Solitude

I can lie in bed catatonic for hours staring into the ceiling half expecting it to open up and show me the sky. I can sit for hours staring out into the garden just watching bees and birds flit by. The last time I did this, it was the dark time and I was severely depressed. I recognize I am not depressed. I do recognized that I am mentally tired. I think we all are. We just handle it differently.

For me I go through long periods of time not talking. I look at people, I smile and nod but words don’t form as thoughts to express. This makes work hard. I was in a meeting last week and was supposed to talk about an idea I pitched. I couldn’t string together a coherent thought – or at least I couldn’t in a way that I would prefer. I just did what I was capable of in that moment. I made myself a script for my next meeting, I think its called coping. I am tired of a lot of things. The dumpster fire going on in the country to the south of us, the angry hostile way people behave when required to wear a mask, the fascists’ extremes our provincial government is taking to privatize the province and stuff money in the pockets of their pals. I am tired of people dying needlessly.

But mostly I am tired of people complaining about living.

Living is a privilege.

You have an obligation to care for yourself. My body has moved into self-care mode.

I went for a walk yesterday morning with my pal Cap. We went to three different locations looking for solitude without luck. I came home, made lunch and went to my room and closed the door. I laid on my bed in silence. I understand this is a form of meditation. Thoughts didn’t penetrate my brain. I was present. I decided to do a rotation of consciousness. This is a Reiki practice where you focus energy to every part of your body. Eyes, ears, brain, lungs, liver, ribs, knees, etc… you get the idea… on a rotational basis. This relaxes your body and is part of the Yoga Nidra practice. Your body sleeps and your brain is conscious. I recognize my body sleeps because I hear it snoring. But being in this state is like sleeping for four hours when you have just been in this state for 30 minutes. It is incredibly refreshing. I recommend this to anyone who is tired. It takes practice and having a recording or someone to talk you through it is important. Calm that monkey mind. I stayed in this state for 90 minutes. Clearly my body and mind needed the rest.

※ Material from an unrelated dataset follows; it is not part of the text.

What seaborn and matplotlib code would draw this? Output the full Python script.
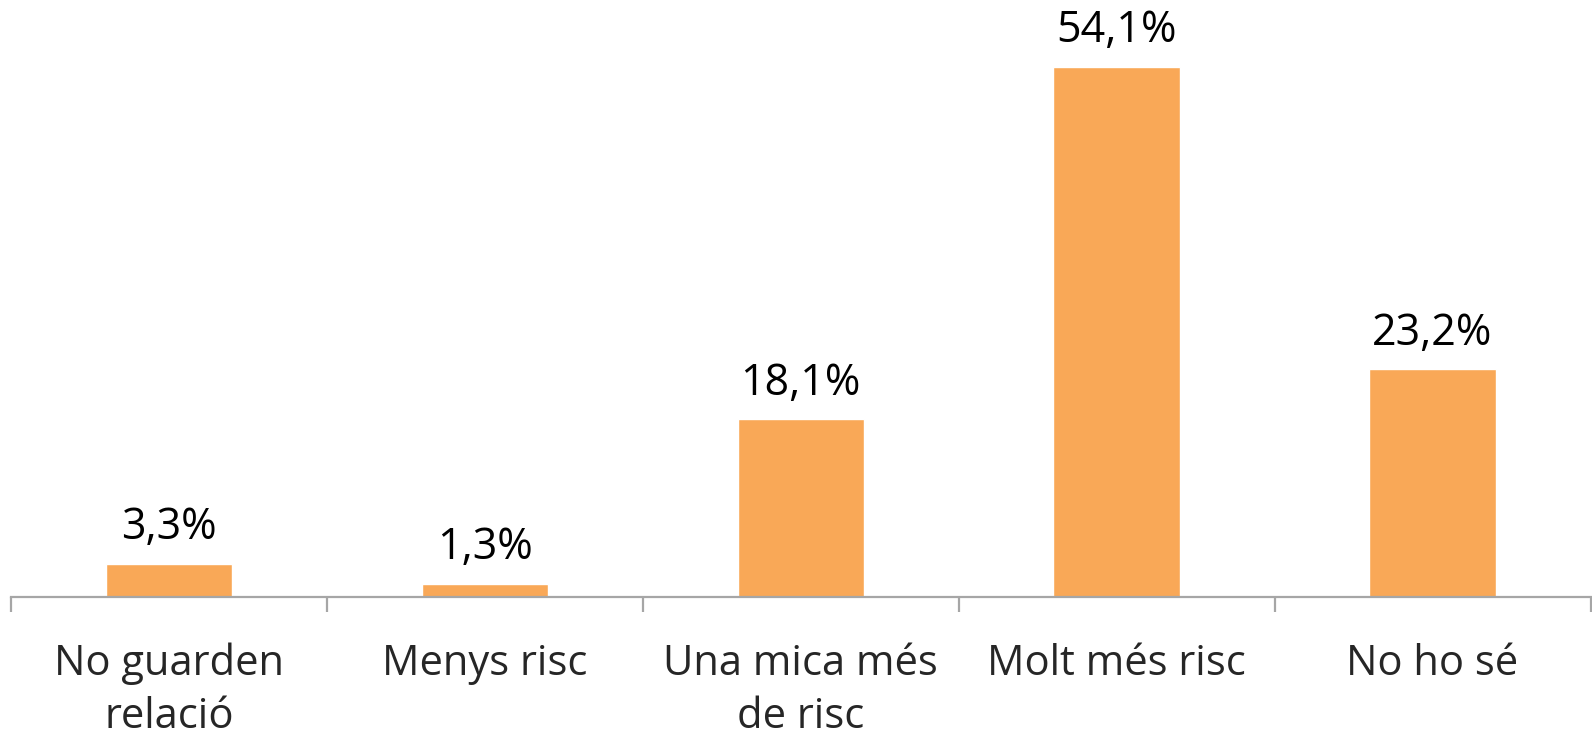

Other forms of self-care are also important. For me not watching the news, talking about dumpster fires and focusing on my surroundings is self-care. Using my diffuser with essential blends is an instant relaxation sensation. It calms my brain and releases tension from my shoulders. Baking can be a form of self care but I am too tired to do it right now so I read. Although lately, reading makes me sleepy so I listen to audio books. Hot showers and letting my hair dry naturally feels like luxury. I am grateful for the quiet in my home. Half of us are introverts and need quiet too. The stresses and strains of the world have become a bit much for all of us, so remember to take time for yourself.

I am at the part in Eat Love Pray, where the author is living in Bali. She mostly walks or rides her bike, eats and meditates. It is the holiday I fantasize about. Being alone for four months without obligations. Not giving to anyone, not taking from anyone, just being. Sleeping when I need it, being creative when the spirit moves me, answering to no one and most of all not working on a project that was forced upon me. I want this. I want autonomous solitude. Not forever, but for a little while – like a month.

What are you doing to care for your tired mind? I recommend visiting Jana Roemer on Insite Timer or her website for Yoga Nidra mediations. Hang in there friends and stay healthy.